We have been talking a lot about Web 2.0 lately as a target market. There's a lot of confusion about "Web 2.0" and if it's anything more than a buzzword. Clearly Web 1.0 is still around. I can still buy a book on Amazon or do my banking online.
Web 2.0 definitely represents a shift in the online landscape but in a way much more significant than the term suggests. Let's start with a simple calculation.
The most viewed video on YouTube, ever, is the "Evolution of Dance." Posted just a year ago, this six minute clip has been viewed 67,125,891 times. That works out to be just over 766 years.
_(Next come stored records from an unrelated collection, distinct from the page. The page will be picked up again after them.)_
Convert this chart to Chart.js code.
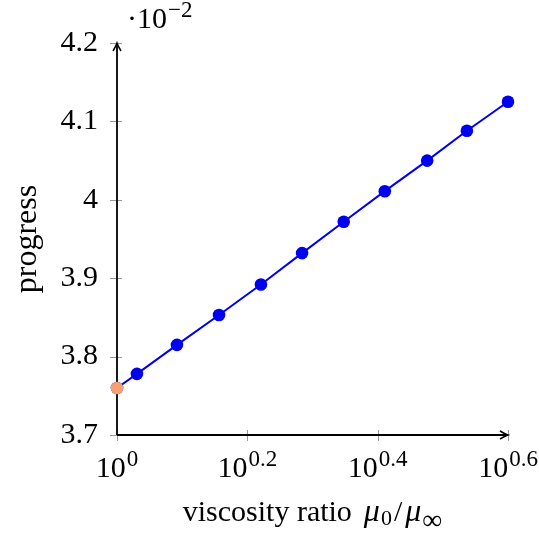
<!DOCTYPE html>
<html>
<head>
<meta charset="utf-8">
<script src="https://cdn.jsdelivr.net/npm/chart.js@4.4.1/dist/chart.umd.min.js"></script>
<style>
  html, body { margin: 0; padding: 0; background: #fff; }
  #wrap { width: 539px; height: 543px; position: relative; }
</style>
</head>
<body>
<div id="wrap"><canvas id="progressChart"></canvas></div>
<script>
// viscosity ratio mu0/mu_inf (log axis) and progress (x 10^-2)
const viscosityRatio = [1.0, 1.073, 1.236, 1.434, 1.663, 1.923, 2.228, 2.576, 2.992, 3.443, 3.981];
const progress = [3.760, 3.778, 3.815, 3.853, 3.892, 3.932, 3.972, 4.011, 4.050, 4.088, 4.125];
// the first point is highlighted
const baseRatio = [1.0];
const baseProgress = [3.760];
const xTickExponents = [0, 0.2, 0.4, 0.6];
const yTicks = [3.7, 3.8, 3.9, 4.0, 4.1, 4.2];

const FONT = '"Liberation Serif", "Times New Roman", serif';

const ctxEl = document.getElementById('progressChart');

// axes with arrows, gray tick marks, math-style labels
const axesPlugin = {
  id: 'axesPlugin',
  beforeDatasetsDraw(chart) {
    const { ctx, chartArea: a } = chart;
    const xs = chart.scales.x;
    const ys = chart.scales.y;
    ctx.save();
    // gray tick marks
    ctx.strokeStyle = '#9a9a9a';
    ctx.lineWidth = 1;
    yTicks.forEach(v => {
      const py = Math.round(ys.getPixelForValue(v)) + 0.5;
      ctx.beginPath();
      ctx.moveTo(a.left - 7, py);
      ctx.lineTo(a.left + 5, py);
      ctx.stroke();
    });
    xTickExponents.forEach(e => {
      const px = Math.round(xs.getPixelForValue(Math.pow(10, e))) + 0.5;
      ctx.beginPath();
      ctx.moveTo(px, a.bottom - 5);
      ctx.lineTo(px, a.bottom + 6);
      ctx.stroke();
    });
    // axis lines
    ctx.strokeStyle = '#000';
    ctx.lineWidth = 1.8;
    ctx.beginPath();
    ctx.moveTo(a.left, a.bottom);
    ctx.lineTo(a.left, a.top + 1);
    ctx.moveTo(a.left, a.bottom);
    ctx.lineTo(a.right - 1, a.bottom);
    ctx.stroke();
    // arrow heads
    ctx.lineWidth = 1.5;
    ctx.beginPath();
    ctx.moveTo(a.left - 4, a.top + 8);
    ctx.quadraticCurveTo(a.left - 1, a.top + 3, a.left, a.top);
    ctx.quadraticCurveTo(a.left + 1, a.top + 3, a.left + 4, a.top + 8);
    ctx.moveTo(a.right - 8, a.bottom - 4);
    ctx.quadraticCurveTo(a.right - 3, a.bottom - 1, a.right, a.bottom);
    ctx.quadraticCurveTo(a.right - 3, a.bottom + 1, a.right - 8, a.bottom + 4);
    ctx.stroke();
    ctx.restore();
  },
  afterDraw(chart) {
    const { ctx, chartArea: a } = chart;
    const xs = chart.scales.x;
    ctx.save();
    ctx.fillStyle = '#000';
    ctx.textBaseline = 'alphabetic';
    // x tick labels 10^e
    xTickExponents.forEach(e => {
      const px = xs.getPixelForValue(Math.pow(10, e));
      const base = '10';
      const sup = e === 0 ? '0' : e.toFixed(1);
      ctx.font = '30px ' + FONT;
      const wb = ctx.measureText(base).width;
      ctx.font = '23px ' + FONT;
      const ws = ctx.measureText(sup).width;
      const x0 = px - (wb + ws + 1) / 2;
      ctx.font = '30px ' + FONT;
      ctx.fillText(base, x0, 477);
      ctx.font = '23px ' + FONT;
      ctx.fillText(sup, x0 + wb + 1, 466);
    });
    // x axis title: viscosity ratio mu_0 / mu_inf
    const parts = [
      { t: 'viscosity ratio', f: '30px ' + FONT, dy: 0, gap: 0 },
      { t: 'μ', f: 'italic 32px ' + FONT, dy: 0, gap: 12 },
      { t: '0', f: '22px ' + FONT, dy: 4, gap: 1 },
      { t: '/', f: '30px ' + FONT, dy: 0, gap: 2 },
      { t: 'μ', f: 'italic 32px ' + FONT, dy: 0, gap: 3 },
      { t: '∞', f: '28px ' + FONT, dy: 8, gap: 1 }
    ];
    let total = 0;
    parts.forEach(p => { ctx.font = p.f; p.w = ctx.measureText(p.t).width; total += p.w + p.gap; });
    let cx = (a.left + a.right) / 2 - total / 2;
    parts.forEach(p => {
      ctx.font = p.f;
      cx += p.gap;
      ctx.fillText(p.t, cx, 521 + p.dy);
      cx += p.w;
    });
    // scale multiplier above y axis
    ctx.font = '30px ' + FONT;
    ctx.fillText('·10', 127, 28);
    const wm = ctx.measureText('·10').width;
    ctx.font = '23px ' + FONT;
    ctx.fillText('−2', 127 + wm + 1, 17);
    ctx.restore();
  }
};

new Chart(ctxEl, {
  type: 'line',
  data: {
    datasets: [
      {
        label: 'base',
        data: baseRatio.map((x, i) => ({ x: x, y: baseProgress[i] })),
        showLine: false,
        pointRadius: 6.3,
        pointBackgroundColor: '#f7a073',
        pointBorderColor: '#f7a073',
        pointBorderWidth: 0,
        clip: false,
        order: 0
      },
      {
        label: 'progress',
        data: viscosityRatio.map((x, i) => ({ x: x, y: progress[i] })),
        borderColor: '#0000f0',
        borderWidth: 2,
        pointRadius: 6.3,
        pointBackgroundColor: '#0000f0',
        pointBorderColor: '#0000f0',
        pointBorderWidth: 0,
        tension: 0,
        clip: false,
        order: 1
      }
    ]
  },
  options: {
    responsive: true,
    maintainAspectRatio: false,
    animation: false,
    layout: { padding: { left: 0, right: 31, top: 43, bottom: 0 } },
    plugins: {
      legend: { display: false },
      tooltip: { enabled: false }
    },
    scales: {
      x: {
        type: 'logarithmic',
        min: 1,
        max: Math.pow(10, 0.6),
        grid: { display: false, drawTicks: false },
        border: { display: false },
        ticks: { display: false },
        afterFit: (scale) => { scale.height = 108; }
      },
      y: {
        min: 3.7,
        max: 4.2,
        grid: { display: false, drawTicks: false },
        border: { display: false },
        ticks: {
          stepSize: 0.1,
          padding: 19,
          color: '#000',
          font: { family: FONT, size: 30 },
          callback: (v) => String(+v.toFixed(1))
        },
        title: {
          display: true,
          text: 'progress',
          color: '#000',
          font: { family: FONT, size: 32 },
          padding: { top: 8, bottom: 0 }
        },
        afterFit: (scale) => { scale.width = 117; }
      }
    }
  },
  plugins: [axesPlugin]
});
</script>
</body>
</html>
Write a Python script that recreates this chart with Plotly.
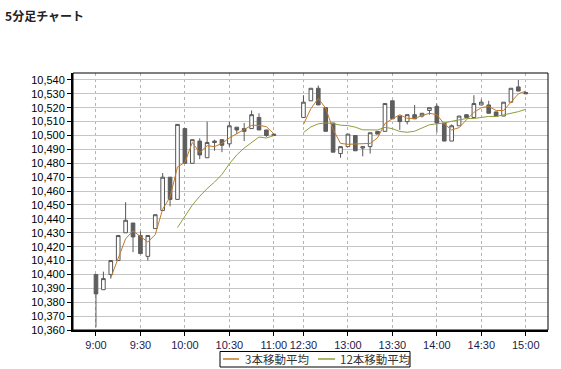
import plotly.graph_objects as go
import pandas as pd

# ---- data ----
times_am = ["9:00", "9:05", "9:10", "9:15", "9:20", "9:25", "9:30", "9:35", "9:40", "9:45",
            "9:50", "9:55", "10:00", "10:05", "10:10", "10:15", "10:20", "10:25", "10:30",
            "10:35", "10:40", "10:45", "10:50", "10:55", "11:00"]
gap_slots = ["gap1", "gap2", "gap3"]
times_pm = ["12:30", "12:35", "12:40", "12:45", "12:50", "12:55", "13:00", "13:05", "13:10",
            "13:15", "13:20", "13:25", "13:30", "13:35", "13:40", "13:45", "13:50", "13:55",
            "14:00", "14:05", "14:10", "14:15", "14:20", "14:25", "14:30", "14:35", "14:40",
            "14:45", "14:50", "14:55", "15:00"]

open_am = [10400, 10389, 10400, 10410, 10430, 10437, 10428, 10413, 10433, 10446, 10470, 10454,
           10505, 10480, 10496, 10484, 10496, 10497, 10494, 10506, 10505, 10505, 10513, 10504, 10501]
high_am = [10400, 10402, 10410, 10428, 10452, 10437, 10431, 10428, 10443, 10473, 10470, 10508,
           10505, 10497, 10498, 10510, 10497, 10497, 10510, 10506, 10509, 10518, 10516, 10504, 10501]
low_am = [10362, 10389, 10397, 10410, 10430, 10416, 10415, 10410, 10433, 10446, 10449, 10454,
          10480, 10480, 10483, 10484, 10489, 10488, 10492, 10501, 10496, 10505, 10504, 10499, 10500]
close_am = [10386, 10397, 10410, 10428, 10439, 10427, 10415, 10428, 10443, 10470, 10454, 10508,
            10480, 10497, 10486, 10495, 10495, 10493, 10507, 10504, 10503, 10515, 10504, 10500, 10500]

open_pm = [10513, 10525, 10534, 10520, 10509, 10487, 10492, 10500, 10491, 10492, 10503, 10503,
           10525, 10514, 10510, 10515, 10514, 10518, 10521, 10509, 10496, 10507, 10515, 10513,
           10522, 10522, 10517, 10514, 10524, 10535, 10531]
high_pm = [10529, 10534, 10536, 10520, 10509, 10492, 10501, 10500, 10492, 10502, 10503, 10523,
           10525, 10514, 10515, 10522, 10516, 10520, 10523, 10509, 10508, 10514, 10515, 10529,
           10526, 10525, 10517, 10524, 10534, 10540, 10531]
low_pm = [10513, 10525, 10522, 10503, 10488, 10484, 10492, 10489, 10485, 10487, 10501, 10503,
          10512, 10504, 10508, 10512, 10513, 10515, 10502, 10496, 10496, 10507, 10513, 10513,
          10522, 10516, 10514, 10514, 10524, 10532, 10530]
close_pm = [10524, 10534, 10522, 10503, 10488, 10492, 10501, 10489, 10492, 10502, 10501, 10523,
            10512, 10510, 10515, 10512, 10516, 10520, 10509, 10496, 10507, 10514, 10513, 10523,
            10524, 10516, 10514, 10524, 10534, 10532, 10530]

tick_labels = ["9:00", "9:30", "10:00", "10:30", "11:00", "12:30", "13:00", "13:30", "14:00", "14:30", "15:00"]
legend_names = ["3本移動平均", "12本移動平均"]

# ---- derived ----
times = times_am + times_pm
opens = open_am + open_pm
highs = high_am + high_pm
lows = low_am + low_pm
closes = close_am + close_pm
all_slots = times_am + gap_slots + times_pm

ma3 = pd.Series(closes, dtype=float).rolling(3).mean()
ma12 = pd.Series(closes, dtype=float).rolling(12).mean()

def with_gap(series):
    vals = [None if pd.isna(v) else float(v) for v in series]
    return vals[:len(times_am)] + [None] * len(gap_slots) + vals[len(times_am):]

ma3_full = with_gap(ma3)
ma12_full = with_gap(ma12)

c3 = "#c47a26"
c12 = "#929c3e"

fig = go.Figure()
fig.add_trace(go.Candlestick(
    x=times, open=opens, high=highs, low=lows, close=closes,
    increasing=dict(line=dict(color="#555555", width=1), fillcolor="#ffffff"),
    decreasing=dict(line=dict(color="#5c5c5c", width=1), fillcolor="#5e5e5e"),
    whiskerwidth=0, showlegend=False, hoverinfo="skip"))
fig.add_trace(go.Scatter(x=all_slots, y=ma3_full, mode="lines", name=legend_names[0],
                         line=dict(color=c3, width=1), connectgaps=False))
fig.add_trace(go.Scatter(x=all_slots, y=ma12_full, mode="lines", name=legend_names[1],
                         line=dict(color=c12, width=1), connectgaps=False))

fig.update_layout(
    width=561, height=369,
    margin=dict(l=73, r=13, t=73, b=39),
    paper_bgcolor="white", plot_bgcolor="white",
    title=dict(text="<b>5分足チャート</b>", x=0.009, xanchor="left", y=0.954, yanchor="middle",
               font=dict(family="Noto Sans CJK JP", size=12, color="#222222")),
    showlegend=False,
    font=dict(family="Liberation Sans", size=11, color="#000000"),
)

fig.update_xaxes(
    type="category", categoryorder="array", categoryarray=all_slots,
    range=[-3.1, 61.0], rangeslider=dict(visible=False),
    tickmode="array", tickvals=tick_labels, ticktext=tick_labels,
    ticks="outside", ticklen=4, tickcolor="#000000",
    tickfont=dict(family="Liberation Sans", size=11, color="#1c1c4c"),
    showgrid=True, gridcolor="#b4b4b4", griddash="dot", gridwidth=1,
    showline=True, linecolor="#000000", linewidth=2, zeroline=False,
)
fig.update_yaxes(
    range=[10360, 10545], dtick=10, tick0=10360, tickformat=",",
    ticks="outside", ticklen=4, tickcolor="#000000",
    tickfont=dict(family="Liberation Sans", size=11, color="#000000"),
    showgrid=True, gridcolor="#c6c6c6", gridwidth=1,
    showline=True, linecolor="#000000", linewidth=2, zeroline=False,
)
# plot frame
fig.add_shape(type="rect", xref="paper", yref="paper", x0=0, y0=0, x1=1, y1=1,
              line=dict(color="#000000", width=1), layer="above")

# legend box (drawn manually for the compact look of the original)
fig.add_shape(type="rect", xref="paper", yref="paper", x0=0.3095, x1=0.7095, y0=-0.1440, y1=-0.0837,
              line=dict(color="#000000", width=1), fillcolor="white")
leg_y = -0.1128
for (lx0, lx1, tx), name, col in zip([(0.3158, 0.3495, 0.3579), (0.5158, 0.5516, 0.5579)],
                                     legend_names, [c3, c12]):
    fig.add_shape(type="line", xref="paper", yref="paper", x0=lx0, x1=lx1, y0=leg_y, y1=leg_y,
                  line=dict(color=col, width=1.5))
    fig.add_annotation(xref="paper", yref="paper", x=tx, y=leg_y, xanchor="left", yanchor="middle",
                       text=name, showarrow=False,
                       font=dict(family="Noto Sans CJK JP", size=11.5, color="#333333"))

fig.write_html("out.html")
In other words, human beings have spent over three quarters of a millennium watching this man do his extremely entertaining (I must say) routine.
I shared this fact with a colleague of mine who is very active in making sure we are part of our customers' Web 2.0 solutions. A short while later he sent me this email:
"I went back to YouTube and closely examined the screen presented to me.
There's no ads, no subscription fee, they aren't selling anything....
So, how does you tube make money again?......"
Ah, now we're getting beneath the surface of Web 2.0!
The first question is, what is the definition of how to make money? You can do it the old fashioned way by actually having people pay you, but that is like SO Web 1.0. That is the notion that value only ever derives from one person having something that someone else wants. Web 1.0 was fueled by brick-and-mortar commerce moved on-line and then advertising dollars after that.
The irony is that advertising and marketing are ultimately about influencing behavior so why not cut out the middleman? Why post an advertisement on a transactional website and hope that, in the split second it's on the screen, it may have some effect? Instead the whole website can become the behavioral modifier. Technically the "face time" of that model is orders of magnitude higher.
How then does Web 2.0 intend to make money and what does it mean for the economic landscape?
The new way to attract attention is to form a community so huge and relevant that your very existence has value. Sites like LinkedIn, Facebook, MySpace and YouTube all have their claims staked in our popular culture. Some of them do have some charges but for the most part their value comes from the size and participation of the communities.
So how does that amorphous value turn in to a liquidity event for some hungry founder or eager investor? When the company gets bought out. That worked great for YouTube when Google decided that 1.65 billion bucks was a good round figure. Google already understood the value of putting itself in front of hundreds of millions of people everyday and having them spend time on the site. Acquiring YouTube provided another avenue for that. Google, in effect, advertises on YouTube with the "Powered By Google" banner. That puts the Google brand in front of human eyes for millions of hours each day, and it doesn't cost them an additional penny (well, ok, they need to keep the lights on at YouTube). Since Google does sell advertising and "sponsored links," YouTube acts as a funnel to a more traditional revenue stream.
The next question then becomes what is the value of being able to get the attention of just about anybody on earth? Why would commercial companies care that YouTube exists? If you look at the most viewed videos of all time you'll see that many of them are commercial content, i.e. music videos or some sort of promotional short. That puts money in the pockets of those who use YouTube. Going back to our simple calculation, a good video can put your face, image, brand, logo or avatar in front of people for combined centuries. Any marketing company would cut a deal with the devil for that kind of campaign success.
This all makes for another interesting sign of our times: Business 2.0.
Since these huge communities seem to coalesce rather unpredictably, businesses have to prepare themselves in a new way. You can either try to create the next big community or you can be ready when someone else does. For large companies that means stacking their decks and waiting for that next community to form. Like filling your hand with aces so that when a jack finally presents itself you're ready.
Symantec, Oracle, EMC, IBM, Dell, Google, all on huge corporate shopping sprees. While itself nothing new the difference is that some of the acquisitions are seemingly for no other purpose than to take said company off the market and, well... wait. Like a fisherman casting out lines.
In this way the winners at Business 2.0 will be the ones with the most relevant stable of companies under their control at a fortuitous moment in time. Like the hardening of concrete, business relationships will just solidify when the right ingredients come together. Not, however, due to the insightful wisdom and careful stepping of a steady pace, but from the instantaneous recognition of a social trend and having the resources to pull the trigger. We've seen it happen again and again over the past five years. Still, it is a lot more of a crapshoot than traditional business is used to. Companies can go from obscurity to relevance back to obscurity in a blink. If the meek shall inherit the earth, it sure seems to help if they start with a few billion dollars.